## INPUT ROWS
____________

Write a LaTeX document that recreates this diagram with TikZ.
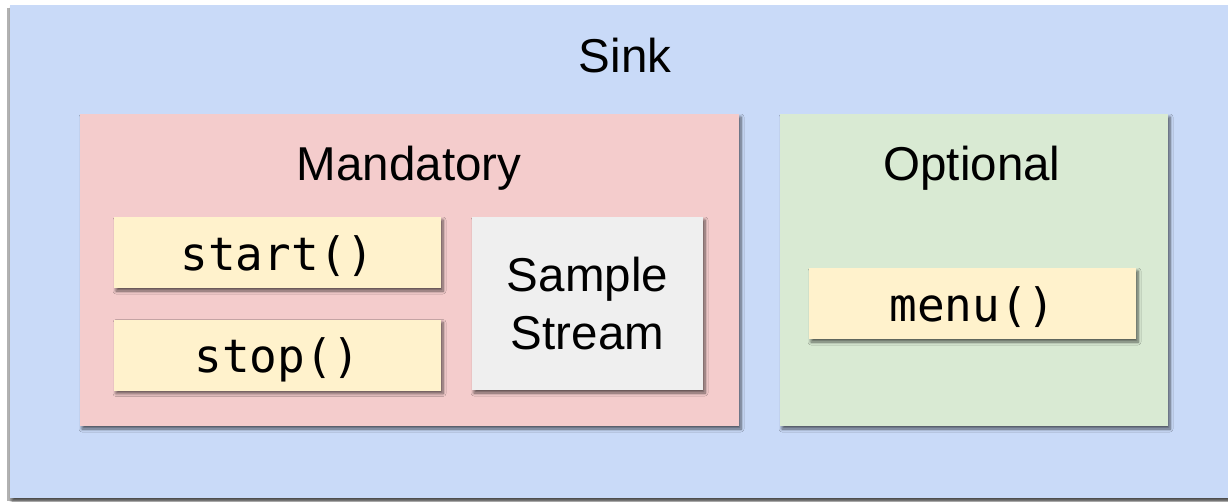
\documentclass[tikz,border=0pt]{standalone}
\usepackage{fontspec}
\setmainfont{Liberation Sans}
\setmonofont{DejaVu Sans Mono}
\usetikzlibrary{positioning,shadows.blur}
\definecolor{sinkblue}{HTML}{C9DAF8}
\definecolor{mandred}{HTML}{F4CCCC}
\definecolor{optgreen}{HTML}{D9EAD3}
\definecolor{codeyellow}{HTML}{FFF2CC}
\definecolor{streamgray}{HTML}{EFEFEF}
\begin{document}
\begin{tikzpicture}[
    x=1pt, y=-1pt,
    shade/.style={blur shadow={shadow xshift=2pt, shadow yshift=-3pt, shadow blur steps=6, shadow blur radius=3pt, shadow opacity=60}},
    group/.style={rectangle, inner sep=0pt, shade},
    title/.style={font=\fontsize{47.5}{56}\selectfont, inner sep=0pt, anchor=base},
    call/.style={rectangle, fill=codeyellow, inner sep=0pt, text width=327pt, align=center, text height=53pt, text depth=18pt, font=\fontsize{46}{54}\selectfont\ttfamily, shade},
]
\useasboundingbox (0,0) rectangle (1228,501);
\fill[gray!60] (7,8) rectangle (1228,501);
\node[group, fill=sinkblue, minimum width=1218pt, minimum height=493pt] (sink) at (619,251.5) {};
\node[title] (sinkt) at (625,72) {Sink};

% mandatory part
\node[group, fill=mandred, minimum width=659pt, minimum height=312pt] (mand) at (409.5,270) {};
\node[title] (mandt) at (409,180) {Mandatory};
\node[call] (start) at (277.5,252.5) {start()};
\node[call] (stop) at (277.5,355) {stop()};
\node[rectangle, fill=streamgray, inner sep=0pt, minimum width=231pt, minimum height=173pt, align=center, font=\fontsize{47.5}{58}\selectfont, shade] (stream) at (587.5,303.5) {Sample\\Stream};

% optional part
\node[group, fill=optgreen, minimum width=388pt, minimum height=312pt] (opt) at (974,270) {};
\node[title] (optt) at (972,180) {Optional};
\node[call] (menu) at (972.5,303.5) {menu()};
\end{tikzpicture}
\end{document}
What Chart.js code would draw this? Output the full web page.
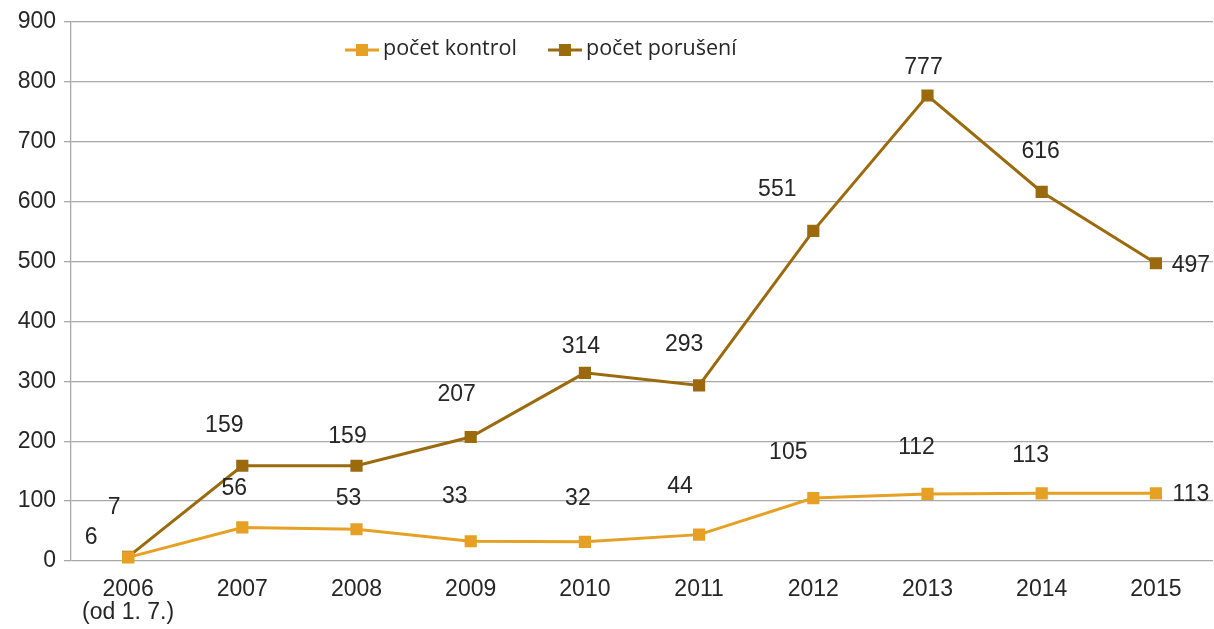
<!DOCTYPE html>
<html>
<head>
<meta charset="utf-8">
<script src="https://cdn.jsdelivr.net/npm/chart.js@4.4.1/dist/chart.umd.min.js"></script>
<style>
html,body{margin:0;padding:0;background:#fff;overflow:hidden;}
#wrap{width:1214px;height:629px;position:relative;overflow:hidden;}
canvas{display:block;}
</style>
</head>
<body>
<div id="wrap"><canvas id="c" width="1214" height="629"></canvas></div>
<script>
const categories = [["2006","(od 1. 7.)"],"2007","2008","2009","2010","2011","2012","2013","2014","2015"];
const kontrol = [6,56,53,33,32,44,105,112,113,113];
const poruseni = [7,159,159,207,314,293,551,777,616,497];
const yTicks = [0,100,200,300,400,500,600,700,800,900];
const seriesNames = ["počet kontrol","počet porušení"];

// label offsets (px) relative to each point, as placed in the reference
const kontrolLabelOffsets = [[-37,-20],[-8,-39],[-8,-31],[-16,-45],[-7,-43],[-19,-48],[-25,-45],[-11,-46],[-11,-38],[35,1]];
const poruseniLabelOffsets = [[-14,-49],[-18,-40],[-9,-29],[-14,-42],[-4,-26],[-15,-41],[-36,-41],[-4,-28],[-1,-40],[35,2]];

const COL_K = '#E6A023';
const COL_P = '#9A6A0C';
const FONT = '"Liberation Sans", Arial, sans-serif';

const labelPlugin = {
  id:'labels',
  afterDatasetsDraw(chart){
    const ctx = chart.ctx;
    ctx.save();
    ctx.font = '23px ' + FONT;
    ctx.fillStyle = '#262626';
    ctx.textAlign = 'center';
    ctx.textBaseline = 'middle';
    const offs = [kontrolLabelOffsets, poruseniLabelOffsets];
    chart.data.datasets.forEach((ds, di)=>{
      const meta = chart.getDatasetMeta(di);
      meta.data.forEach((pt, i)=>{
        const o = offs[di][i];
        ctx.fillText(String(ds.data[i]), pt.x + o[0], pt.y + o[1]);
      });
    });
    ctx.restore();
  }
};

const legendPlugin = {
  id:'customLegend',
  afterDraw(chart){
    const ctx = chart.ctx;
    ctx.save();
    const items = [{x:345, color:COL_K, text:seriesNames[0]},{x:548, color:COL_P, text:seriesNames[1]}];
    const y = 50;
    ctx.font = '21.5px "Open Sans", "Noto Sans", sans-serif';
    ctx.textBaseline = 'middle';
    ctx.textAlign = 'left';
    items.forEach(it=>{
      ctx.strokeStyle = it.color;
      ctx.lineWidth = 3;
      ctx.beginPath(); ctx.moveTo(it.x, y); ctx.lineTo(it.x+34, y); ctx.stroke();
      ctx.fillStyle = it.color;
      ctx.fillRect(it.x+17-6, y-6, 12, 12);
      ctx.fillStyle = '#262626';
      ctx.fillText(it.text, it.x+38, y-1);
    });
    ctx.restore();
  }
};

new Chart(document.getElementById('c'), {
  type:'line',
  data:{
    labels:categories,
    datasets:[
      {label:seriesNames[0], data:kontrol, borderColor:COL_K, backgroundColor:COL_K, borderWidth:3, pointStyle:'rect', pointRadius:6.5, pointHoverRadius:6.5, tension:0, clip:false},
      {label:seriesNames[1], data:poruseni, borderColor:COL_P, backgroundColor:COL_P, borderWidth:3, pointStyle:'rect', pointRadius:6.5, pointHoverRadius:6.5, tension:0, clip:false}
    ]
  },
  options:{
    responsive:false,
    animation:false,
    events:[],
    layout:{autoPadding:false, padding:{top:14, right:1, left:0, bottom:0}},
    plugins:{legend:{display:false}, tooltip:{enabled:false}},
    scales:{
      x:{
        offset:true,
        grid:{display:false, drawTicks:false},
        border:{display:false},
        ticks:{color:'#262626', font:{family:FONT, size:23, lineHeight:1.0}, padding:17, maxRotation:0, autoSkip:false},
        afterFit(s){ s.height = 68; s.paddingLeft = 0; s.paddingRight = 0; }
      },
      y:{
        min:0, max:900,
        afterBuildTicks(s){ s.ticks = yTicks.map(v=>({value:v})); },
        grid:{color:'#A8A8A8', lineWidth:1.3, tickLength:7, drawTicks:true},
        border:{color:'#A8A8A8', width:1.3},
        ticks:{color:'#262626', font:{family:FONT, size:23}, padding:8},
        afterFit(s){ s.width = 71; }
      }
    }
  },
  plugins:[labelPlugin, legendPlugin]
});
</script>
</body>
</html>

____________

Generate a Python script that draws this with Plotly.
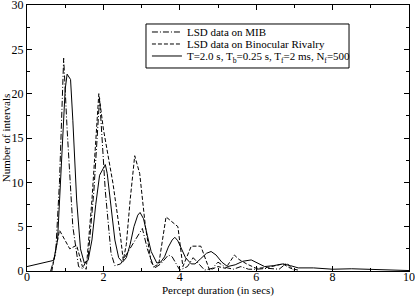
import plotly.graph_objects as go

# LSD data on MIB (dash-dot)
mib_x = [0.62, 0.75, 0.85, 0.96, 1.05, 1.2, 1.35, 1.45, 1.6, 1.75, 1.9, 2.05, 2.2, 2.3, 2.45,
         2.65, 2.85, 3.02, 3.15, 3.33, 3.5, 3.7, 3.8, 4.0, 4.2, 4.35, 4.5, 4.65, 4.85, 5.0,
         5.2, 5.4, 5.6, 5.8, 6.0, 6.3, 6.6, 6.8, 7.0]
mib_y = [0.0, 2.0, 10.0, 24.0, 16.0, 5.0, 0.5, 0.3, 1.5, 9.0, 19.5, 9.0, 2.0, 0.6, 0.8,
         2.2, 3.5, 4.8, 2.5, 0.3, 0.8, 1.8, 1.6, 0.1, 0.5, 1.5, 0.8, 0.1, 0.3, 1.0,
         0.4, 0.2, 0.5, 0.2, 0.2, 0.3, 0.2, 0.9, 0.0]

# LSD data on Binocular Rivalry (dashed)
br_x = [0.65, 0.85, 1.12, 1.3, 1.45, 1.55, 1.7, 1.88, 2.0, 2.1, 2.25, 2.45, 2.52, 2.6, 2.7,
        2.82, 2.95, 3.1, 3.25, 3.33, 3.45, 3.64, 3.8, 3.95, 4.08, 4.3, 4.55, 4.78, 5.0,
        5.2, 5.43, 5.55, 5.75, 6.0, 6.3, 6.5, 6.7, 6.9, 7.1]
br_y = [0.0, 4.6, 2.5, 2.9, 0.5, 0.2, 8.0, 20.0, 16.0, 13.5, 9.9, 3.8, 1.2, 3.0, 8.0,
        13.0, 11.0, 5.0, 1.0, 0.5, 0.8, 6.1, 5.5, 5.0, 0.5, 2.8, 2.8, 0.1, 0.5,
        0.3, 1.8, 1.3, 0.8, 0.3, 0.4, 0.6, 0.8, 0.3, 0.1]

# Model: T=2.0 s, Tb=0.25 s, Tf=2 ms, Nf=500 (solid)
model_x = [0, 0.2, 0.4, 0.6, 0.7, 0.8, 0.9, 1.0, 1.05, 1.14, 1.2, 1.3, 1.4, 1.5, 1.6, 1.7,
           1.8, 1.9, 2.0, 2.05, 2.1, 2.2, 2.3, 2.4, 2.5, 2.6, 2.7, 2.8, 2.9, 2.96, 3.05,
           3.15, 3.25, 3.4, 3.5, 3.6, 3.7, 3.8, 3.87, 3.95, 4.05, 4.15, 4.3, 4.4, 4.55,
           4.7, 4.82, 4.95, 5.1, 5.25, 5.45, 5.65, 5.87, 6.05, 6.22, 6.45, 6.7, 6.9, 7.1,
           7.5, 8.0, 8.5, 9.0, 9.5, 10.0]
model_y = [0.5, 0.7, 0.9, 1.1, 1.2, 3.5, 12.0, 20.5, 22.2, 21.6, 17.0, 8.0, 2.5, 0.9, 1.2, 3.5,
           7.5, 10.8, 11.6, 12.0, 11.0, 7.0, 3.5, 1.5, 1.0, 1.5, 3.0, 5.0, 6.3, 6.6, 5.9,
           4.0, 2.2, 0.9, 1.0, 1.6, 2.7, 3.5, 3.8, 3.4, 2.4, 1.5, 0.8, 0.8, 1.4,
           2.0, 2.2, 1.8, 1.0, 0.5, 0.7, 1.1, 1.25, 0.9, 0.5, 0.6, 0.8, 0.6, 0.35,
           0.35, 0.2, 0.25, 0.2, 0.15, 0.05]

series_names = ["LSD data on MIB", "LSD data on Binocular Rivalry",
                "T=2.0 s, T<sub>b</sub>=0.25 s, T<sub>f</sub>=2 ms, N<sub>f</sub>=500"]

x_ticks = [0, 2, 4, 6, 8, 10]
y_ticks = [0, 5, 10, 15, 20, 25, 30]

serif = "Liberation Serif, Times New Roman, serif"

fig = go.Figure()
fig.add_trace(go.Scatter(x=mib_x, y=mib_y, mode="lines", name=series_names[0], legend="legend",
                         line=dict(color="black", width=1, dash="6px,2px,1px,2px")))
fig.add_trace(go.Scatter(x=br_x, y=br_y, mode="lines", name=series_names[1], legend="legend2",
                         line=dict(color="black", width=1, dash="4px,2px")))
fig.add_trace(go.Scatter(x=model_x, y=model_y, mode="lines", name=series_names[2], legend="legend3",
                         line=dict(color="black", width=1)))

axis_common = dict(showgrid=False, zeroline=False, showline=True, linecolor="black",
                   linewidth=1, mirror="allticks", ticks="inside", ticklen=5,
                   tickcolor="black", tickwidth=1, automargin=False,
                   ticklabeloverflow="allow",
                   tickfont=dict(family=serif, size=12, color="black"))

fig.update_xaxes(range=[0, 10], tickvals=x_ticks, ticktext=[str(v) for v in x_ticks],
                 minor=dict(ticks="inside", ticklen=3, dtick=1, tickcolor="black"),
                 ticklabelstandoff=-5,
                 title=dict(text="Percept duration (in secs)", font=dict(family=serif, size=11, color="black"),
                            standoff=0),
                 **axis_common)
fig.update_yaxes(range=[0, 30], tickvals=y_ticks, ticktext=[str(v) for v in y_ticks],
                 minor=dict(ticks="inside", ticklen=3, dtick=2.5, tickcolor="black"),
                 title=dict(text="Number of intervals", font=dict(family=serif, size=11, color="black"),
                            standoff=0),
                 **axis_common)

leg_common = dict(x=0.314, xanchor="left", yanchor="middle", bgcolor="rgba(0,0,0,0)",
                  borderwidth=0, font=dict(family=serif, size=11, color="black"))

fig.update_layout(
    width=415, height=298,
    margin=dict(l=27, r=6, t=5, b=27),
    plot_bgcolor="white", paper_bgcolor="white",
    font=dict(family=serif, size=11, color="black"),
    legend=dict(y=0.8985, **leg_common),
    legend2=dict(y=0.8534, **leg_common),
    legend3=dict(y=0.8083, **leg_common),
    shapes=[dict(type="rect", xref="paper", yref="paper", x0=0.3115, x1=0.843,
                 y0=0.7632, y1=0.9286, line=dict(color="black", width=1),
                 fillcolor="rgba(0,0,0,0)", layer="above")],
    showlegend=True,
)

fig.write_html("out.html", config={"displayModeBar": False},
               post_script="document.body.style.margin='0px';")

____________

## SHORT TASK
Leave out the pictures, and copy only the lines from the one holding "Generate a Python" through the one holding "0.3, 1.8, 1.3, 0.8, 0.3, 0.4, 0.6, 0.8, 0.3, 0.1]", exactly as written.

## ANSWER IN FULL
Generate a Python script that draws this with Plotly.
import plotly.graph_objects as go

# LSD data on MIB (dash-dot)
mib_x = [0.62, 0.75, 0.85, 0.96, 1.05, 1.2, 1.35, 1.45, 1.6, 1.75, 1.9, 2.05, 2.2, 2.3, 2.45,
         2.65, 2.85, 3.02, 3.15, 3.33, 3.5, 3.7, 3.8, 4.0, 4.2, 4.35, 4.5, 4.65, 4.85, 5.0,
         5.2, 5.4, 5.6, 5.8, 6.0, 6.3, 6.6, 6.8, 7.0]
mib_y = [0.0, 2.0, 10.0, 24.0, 16.0, 5.0, 0.5, 0.3, 1.5, 9.0, 19.5, 9.0, 2.0, 0.6, 0.8,
         2.2, 3.5, 4.8, 2.5, 0.3, 0.8, 1.8, 1.6, 0.1, 0.5, 1.5, 0.8, 0.1, 0.3, 1.0,
         0.4, 0.2, 0.5, 0.2, 0.2, 0.3, 0.2, 0.9, 0.0]

# LSD data on Binocular Rivalry (dashed)
br_x = [0.65, 0.85, 1.12, 1.3, 1.45, 1.55, 1.7, 1.88, 2.0, 2.1, 2.25, 2.45, 2.52, 2.6, 2.7,
        2.82, 2.95, 3.1, 3.25, 3.33, 3.45, 3.64, 3.8, 3.95, 4.08, 4.3, 4.55, 4.78, 5.0,
        5.2, 5.43, 5.55, 5.75, 6.0, 6.3, 6.5, 6.7, 6.9, 7.1]
br_y = [0.0, 4.6, 2.5, 2.9, 0.5, 0.2, 8.0, 20.0, 16.0, 13.5, 9.9, 3.8, 1.2, 3.0, 8.0,
        13.0, 11.0, 5.0, 1.0, 0.5, 0.8, 6.1, 5.5, 5.0, 0.5, 2.8, 2.8, 0.1, 0.5,
        0.3, 1.8, 1.3, 0.8, 0.3, 0.4, 0.6, 0.8, 0.3, 0.1]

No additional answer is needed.